Changing drinks habits across Europe

The latest report from market and shopper intelligence firm IRI reveals that changing drinking habits across Europe affected sales of drinks, including mineral water, last year. According to IRI’s Pulse Drinks Report (Q4 2013), total sales for non-alcoholic drinks across Europe was €43.6 million, a drop of 0.4%, with only the UK and France seeing sales rise over the previous year and all other markets decline. Coffee and tea were the biggest losers.

While mineral water still outperformed other soft drinks categories, a change in drinking behaviour in countries like Germany and Italy means that carbonated mineral water is declining in popularity, as younger people turn to still water, non-alcoholic beers and adult lemonades, as well as energy drinks.
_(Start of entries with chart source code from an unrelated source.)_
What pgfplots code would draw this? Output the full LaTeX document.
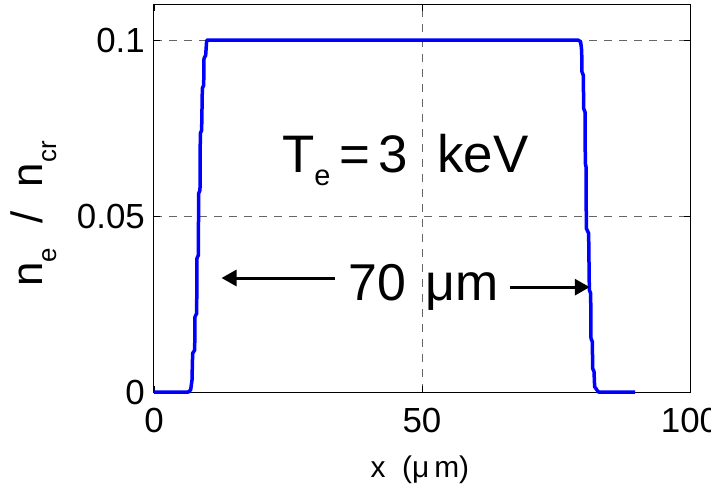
\documentclass[border=0pt]{standalone}
\usepackage{fontspec}
\setmainfont{Liberation Sans}
\usepackage{pgfplots}
\pgfplotsset{compat=1.18}
\usetikzlibrary{arrows.meta}
% lowered subscript: shift, size, text
\newcommand{\lowsub}[3]{\raisebox{#1}{\fontsize{#2}{#2}\selectfont #3}}

\begin{document}
\begin{tikzpicture}
\begin{axis}[
    width=536bp, height=387bp, scale only axis,
    xmin=0, xmax=100, ymin=0, ymax=0.11,
    xtick={0,50,100}, xticklabels={0,50,100},
    ytick={0,0.05,0.1}, yticklabels={0,0.05,0.1},
    /pgf/number format/assume math mode=true,
    tick align=inside, major tick length=6bp,
    every tick/.style={black, line width=0.8bp},
    axis line style={black, line width=1bp},
    grid=major,
    major grid style={black!60, line width=1bp, dash pattern=on 8bp off 7bp},
    ticklabel style={font=\fontsize{35}{40}\selectfont},
    yticklabel style={inner sep=0pt, xshift=-9bp},
    xticklabel style={inner sep=0pt, yshift=-16bp},
    xlabel={x~~(μ\,m)},
    xlabel style={font=\fontsize{30}{34}\selectfont, at={(axis description cs:0.496,-0.20)}, anchor=center},
    ylabel={n\lowsub{-14bp}{26}{e}\ \ /\ \ n\lowsub{-14bp}{26}{cr}},
    ylabel style={font=\fontsize{44}{48}\selectfont, at={(axis description cs:-0.225,0.46)}, anchor=center},
    clip=false,
]
% density profile
\addplot[blue, line width=3.5bp, line join=round] coordinates {
(0,0) (6.41,0) (6.84,0.0006) (7.09,0.0034) (7.21,0.0110) (7.59,0.0119)
(7.65,0.0214) (7.96,0.0223) (8.02,0.0380) (8.27,0.0389) (8.33,0.0564)
(8.58,0.0574) (8.64,0.0735) (8.89,0.0744) (9.02,0.0863) (9.27,0.0872)
(9.33,0.0948) (9.64,0.0957) (9.83,0.1)
(79.17,0.1) (79.60,0.0995) (79.79,0.0971) (79.85,0.0910) (80.10,0.0900)
(80.16,0.0806) (80.41,0.0796) (80.47,0.0650) (80.60,0.0640) (80.66,0.0465)
(81.09,0.0451) (81.22,0.0290) (81.47,0.0280) (81.53,0.0152) (81.78,0.0143)
(81.84,0.0067) (82.09,0.0058) (82.21,0.0015) (82.90,0) (89.74,0)
};
% 70 um width arrows
\addplot[black, line width=3bp, -{Triangle[length=15bp,width=16bp]}] coordinates {(33.8,0.0324) (12.6,0.0324)};
\addplot[black, line width=3bp, -{Triangle[length=15bp,width=16bp]}] coordinates {(66.4,0.0298) (81.3,0.0298)};
\node[anchor=base, font=\fontsize{52}{60}\selectfont] at (axis cs:50.3,0.0259) {70\hspace{20bp}μm};
\node[anchor=base, font=\fontsize{53}{60}\selectfont] at (axis cs:46.9,0.0625) {T\lowsub{-13bp}{29}{e}\,=\,3\ \ keV};
\end{axis}
\pgfresetboundingbox
\path[use as bounding box] ([xshift=-154bp,yshift=-94bp]current axis.south west) rectangle ([xshift=21bp,yshift=5bp]current axis.north east);
\end{tikzpicture}
\end{document}
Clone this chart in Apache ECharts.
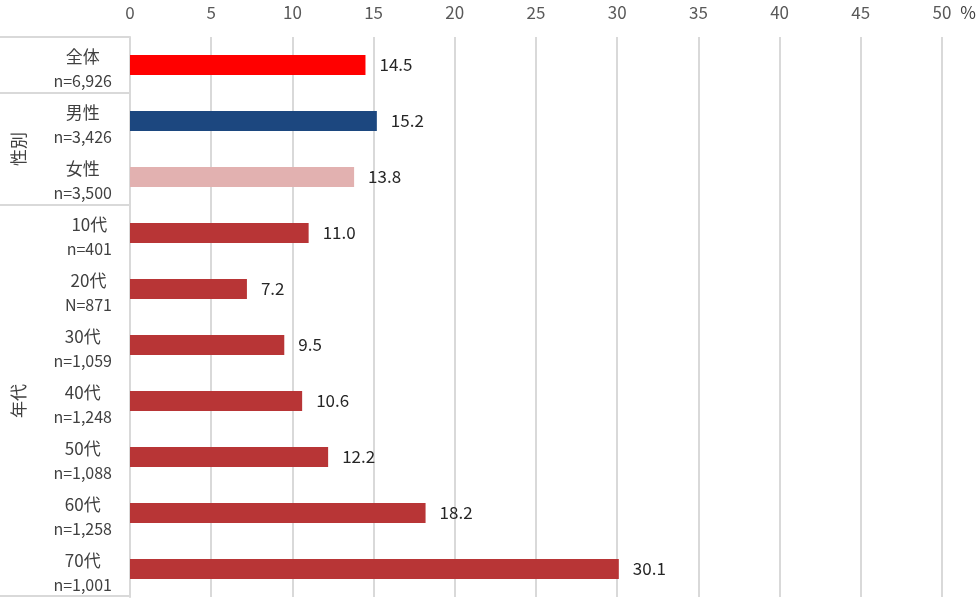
<!DOCTYPE html>
<html>
<head>
<meta charset="utf-8">
<script src="https://cdn.jsdelivr.net/npm/echarts@6/dist/echarts.min.js"></script>
<style>
html,body{margin:0;padding:0;background:#fff;}
#main{width:980px;height:604px;}
</style>
</head>
<body>
<div id="main"></div>
<script>
const categories = ['全体', '男性', '女性', '10代', '20代', '30代', '40代', '50代', '60代', '70代'];
const sampleSizes = ['n=6,926', 'n=3,426', 'n=3,500', 'n=401', 'N=871', 'n=1,059', 'n=1,248', 'n=1,088', 'n=1,258', 'n=1,001'];
const values = [14.5, 15.2, 13.8, 11.0, 7.2, 9.5, 10.6, 12.2, 18.2, 30.1];
const barColors = ['#FF0000', '#1C477F', '#E2B1B0', '#B83536', '#B83536', '#B83536', '#B83536', '#B83536', '#B83536', '#B83536'];
const groups = [
  { name: '性別', from: 1, to: 2 },
  { name: '年代', from: 3, to: 9 }
];
const xTicks = { min: 0, max: 50, interval: 5 };

const W = 980, H = 604;
const G = { left: 130, right: 38, top: 37, bottom: 7 };
const plotTop = G.top, plotBottom = H - G.bottom;
const rowH = (plotBottom - plotTop) / categories.length;

const font = '"Noto Sans CJK JP", "Noto Sans", sans-serif';

const graphics = [];
const bounds = [0, 1, 3, categories.length];
bounds.forEach(b => {
  const y = Math.round(plotTop + b * rowH) - (b === categories.length ? 1 : 0);
  graphics.push({
    type: 'line', shape: { x1: 0, y1: y, x2: G.left, y2: y },
    style: { stroke: '#D9D9D9', lineWidth: 2 }, silent: true
  });
});
groups.forEach(g => {
  const cy = plotTop + ((g.from + g.to + 1) / 2) * rowH;
  graphics.push({
    type: 'text', x: 19, y: cy, rotation: Math.PI / 2,
    style: { text: g.name, font: '17px ' + font, fill: '#404040', textAlign: 'center', textVerticalAlign: 'middle' }
  });
});
graphics.push({
  type: 'text', x: 968, y: 13,
  style: { text: '%', font: '17px ' + font, fill: '#404040', textAlign: 'center', textVerticalAlign: 'middle' }
});

const chart = echarts.init(document.getElementById('main'), null, { renderer: 'canvas' });
chart.setOption({
  animation: false,
  backgroundColor: '#fff',
  grid: { left: G.left, right: G.right, top: G.top, bottom: G.bottom, containLabel: false },
  xAxis: {
    type: 'value', position: 'top', min: xTicks.min, max: xTicks.max, interval: xTicks.interval,
    axisLine: { show: false }, axisTick: { show: false },
    axisLabel: { color: '#595959', fontSize: 17, fontFamily: font, margin: 16 },
    splitLine: { show: true, lineStyle: { color: '#D9D9D9', width: 2 } }
  },
  yAxis: {
    type: 'category', inverse: true, data: categories,
    axisLine: { show: true, lineStyle: { color: '#D9D9D9', width: 2 } },
    axisTick: { show: false },
    axisLabel: {
      margin: 18,
      padding: [7, 0, 0, 0],
      formatter: (v, i) => '{a|' + v + '}\n{b|' + sampleSizes[i] + '}',
      rich: {
        a: { align: 'center', fontSize: 17, color: '#404040', fontFamily: font, lineHeight: 24 },
        b: { align: 'center', fontSize: 16, color: '#404040', fontFamily: font, lineHeight: 24 }
      }
    }
  },
  series: [{
    type: 'bar', barWidth: 20,
    data: values.map((v, i) => ({ value: v, itemStyle: { color: barColors[i] } })),
    label: {
      show: true, position: 'right', distance: 14,
      formatter: p => p.value.toFixed(1),
      color: '#262626', fontSize: 17, fontFamily: font
    }
  }],
  graphic: graphics
});
</script>
</body>
</html>
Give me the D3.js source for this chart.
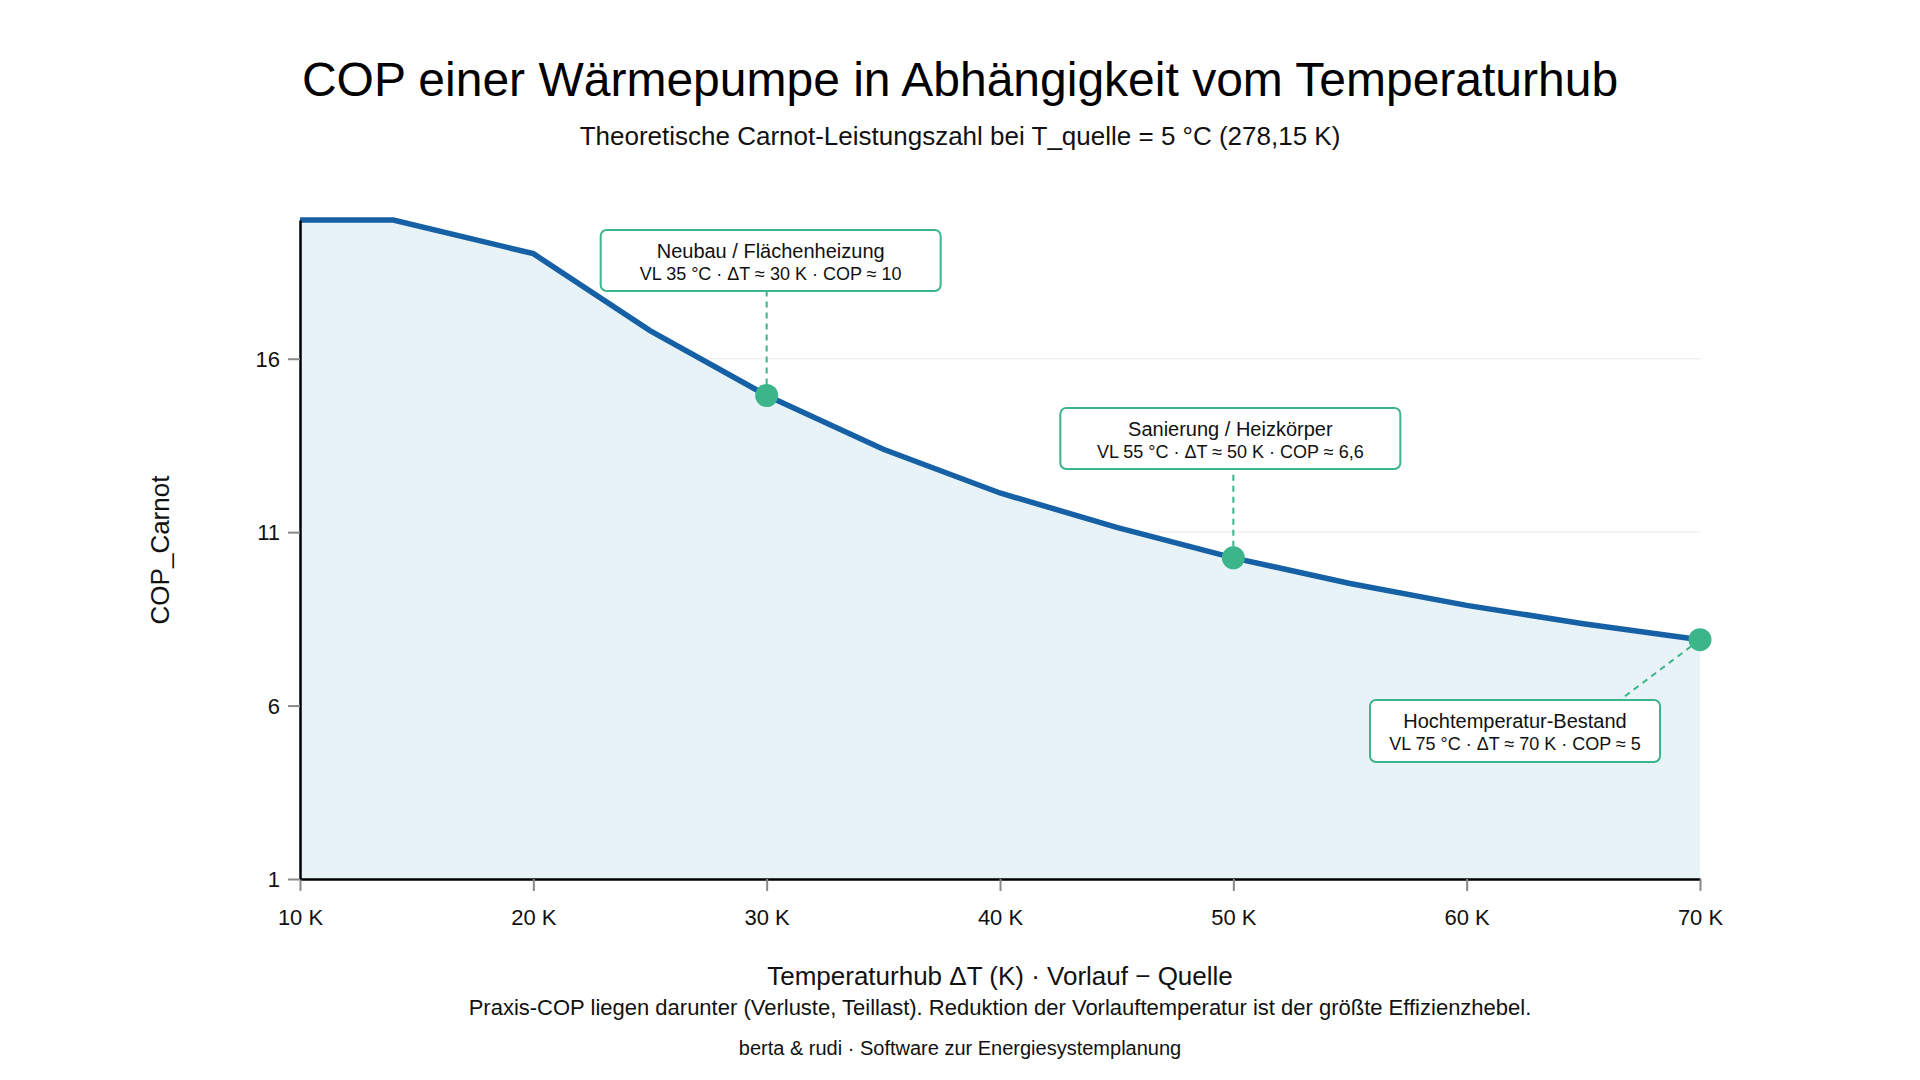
<!DOCTYPE html>
<html>
<head>
<meta charset="utf-8">
<script src="https://cdn.jsdelivr.net/npm/d3@7"></script>
<style>
  html, body { margin: 0; padding: 0; background: #ffffff; }
  svg { display: block; font-family: "Liberation Sans", Arial, sans-serif; }
</style>
</head>
<body>
<svg id="chart" width="1920" height="1080"></svg>
<script>
// ---- data ----
const deltaT = [10, 14, 20, 25, 30, 35, 40, 45, 50, 55, 60, 65, 70];
const cop = [20, 20, 19.03, 16.81, 14.94, 13.39, 12.13, 11.14, 10.26, 9.52, 8.89, 8.36, 7.90];
const xTicks = [10, 20, 30, 40, 50, 60, 70];
const yTicks = [1, 6, 11, 16];
const annoX = [30, 50, 70];
const annoTitle = ["Neubau / Flächenheizung", "Sanierung / Heizkörper", "Hochtemperatur-Bestand"];
const annoText = ["VL 35 °C · ΔT ≈ 30 K · COP ≈ 10", "VL 55 °C · ΔT ≈ 50 K · COP ≈ 6,6", "VL 75 °C · ΔT ≈ 70 K · COP ≈ 5"];

const titleText = "COP einer Wärmepumpe in Abhängigkeit vom Temperaturhub";
const subtitleText = "Theoretische Carnot-Leistungszahl bei T_quelle = 5 °C (278,15 K)";
const xLabel = "Temperaturhub ΔT (K) · Vorlauf − Quelle";
const yLabel = "COP_Carnot";
const noteText = "Praxis-COP liegen darunter (Verluste, Teillast). Reduktion der Vorlauftemperatur ist der größte Effizienzhebel.";
const footerText = "berta & rudi · Software zur Energiesystemplanung";

// ---- layout ----
const W = 1920, H = 1080;
const m = { left: 300, right: 220, top: 220, bottom: 201 };
const iw = W - m.left - m.right, ih = H - m.top - m.bottom;

const blue = "#1661a6", fillBlue = "#e8f3f8", green = "#3bb589";

const svg = d3.select("#chart");
const data = deltaT.map((d, i) => ({ x: d, y: cop[i] }));

const x = d3.scaleLinear().domain([10, 70]).range([0, iw]);
const y = d3.scaleLinear().domain([1, 20]).range([ih, 0]);

const g = svg.append("g").attr("transform", `translate(${m.left},${m.top})`);

// grid
g.append("g").selectAll("line").data(yTicks.filter(t => t !== 1)).join("line")
  .attr("x1", 0).attr("x2", iw)
  .attr("y1", d => y(d)).attr("y2", d => y(d))
  .attr("stroke", "#ebebeb").attr("stroke-width", 1);

// area
g.append("path").datum(data)
  .attr("d", d3.area().x(d => x(d.x)).y0(y(1)).y1(d => y(d.y)))
  .attr("fill", fillBlue);

// line
g.append("path").datum(data)
  .attr("d", d3.line().x(d => x(d.x)).y(d => y(d.y)))
  .attr("fill", "none").attr("stroke", blue).attr("stroke-width", 5.5)
  .attr("stroke-linejoin", "miter");

// axes
const xAxis = g.append("g").attr("transform", `translate(0,${ih})`)
  .call(d3.axisBottom(x).tickValues(xTicks).tickFormat(d => d + " K").tickSize(12).tickSizeOuter(0));
const yAxis = g.append("g")
  .call(d3.axisLeft(y).tickValues(yTicks).tickFormat(d3.format("d")).tickSize(12).tickSizeOuter(0));
[xAxis, yAxis].forEach(a => {
  a.select(".domain").attr("stroke", "#000").attr("stroke-width", 2.5);
  a.selectAll(".tick line").attr("stroke", "#888").attr("stroke-width", 2);
  a.selectAll(".tick text").attr("font-size", 22).attr("fill", "#111")
    .attr("font-family", "Liberation Sans, Arial, sans-serif");
});
xAxis.selectAll(".tick text").attr("dy", "0.71em").attr("y", 30);
yAxis.selectAll(".tick text").attr("x", -20).attr("dy", "0.35em");
xAxis.raise(); yAxis.raise();

// annotations
const boxes = [
  { dx: 4, top: 10, w: 340, h: 61, lx: 0 },
  { dx: -3, top: 188, w: 340, h: 61, lx: 0 },
  { dx: -185, top: 480, w: 290, h: 62, lx: 105 }
];
annoX.forEach((ax, i) => {
  const idx = deltaT.indexOf(ax);
  const px = x(ax), py = y(cop[idx]);
  const b = boxes[i];
  const cx = px + b.dx;
  const bx = cx - b.w / 2, by = b.top;
  let lx2, ly2;
  if (i < 2) { lx2 = px; ly2 = by + b.h; } else { lx2 = cx + b.lx; ly2 = by; }
  g.append("line").attr("x1", px).attr("y1", py).attr("x2", lx2).attr("y2", ly2)
    .attr("stroke", green).attr("stroke-width", 2).attr("stroke-dasharray", "6,5");
  g.append("rect").attr("x", bx).attr("y", by).attr("width", b.w).attr("height", b.h)
    .attr("rx", 6).attr("fill", "#fff").attr("stroke", green).attr("stroke-width", 2);
  g.append("text").attr("x", cx).attr("y", by + 28).attr("text-anchor", "middle")
    .attr("font-size", 20).attr("fill", "#111").text(annoTitle[i]);
  g.append("text").attr("x", cx).attr("y", by + 50).attr("text-anchor", "middle")
    .attr("font-size", 18).attr("fill", "#111").text(annoText[i]);
  g.append("circle").attr("cx", px).attr("cy", py).attr("r", 11.5).attr("fill", green);
});

// texts
svg.append("text").attr("x", 960).attr("y", 96).attr("text-anchor", "middle")
  .attr("font-size", 48).attr("fill", "#000").text(titleText);
svg.append("text").attr("x", 960).attr("y", 145).attr("text-anchor", "middle")
  .attr("font-size", 26).attr("fill", "#111").text(subtitleText);
svg.append("text").attr("x", m.left + iw / 2).attr("y", 985).attr("text-anchor", "middle")
  .attr("font-size", 26).attr("fill", "#111").text(xLabel);
svg.append("text").attr("x", m.left + iw / 2).attr("y", 1015).attr("text-anchor", "middle")
  .attr("font-size", 22).attr("fill", "#111").text(noteText);
svg.append("text").attr("x", 960).attr("y", 1055).attr("text-anchor", "middle")
  .attr("font-size", 20).attr("fill", "#111").text(footerText);
svg.append("text").attr("transform", `translate(169,550) rotate(-90)`).attr("text-anchor", "middle")
  .attr("font-size", 26).attr("fill", "#111").text(yLabel);
</script>
</body>
</html>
However, colder, wetter and more unreliable weather seems to be the single biggest factor in lower volume sales for cold beverages across most countries.
IRI points to new product development to help drive sales, especially in the water-plus category where mineral water with added flavourings like lemon and lime are becoming more popular with a younger generation. Fizzy water is now associated with older drinkers, so people are looking for trendy alternatives like flavoured waters, lemonade-style and energy drinks.
Key trends include:

– The European drinks market declined in 2013 by 0.4% – mainly due to coffee and tea, which declined when all other categories grew in value.
– The top category in 2013 was mineral water ahead of soft drinks. The UK, Germany and the Netherlands all grew sales in mineral water. Around 40% of the growth came from Germany.
– The juices, squashes and syrups category is growing in Europe, except Italy and Spain, where value sales declined due to bad weather.
– The soft drinks category had significant growth in France and the UK. Whereas cola soft drinks were declining in the first three quarters, cola grew through promotions in Q4. Both countries combined to help soft drinks grow in Europe despite decline in all other countries.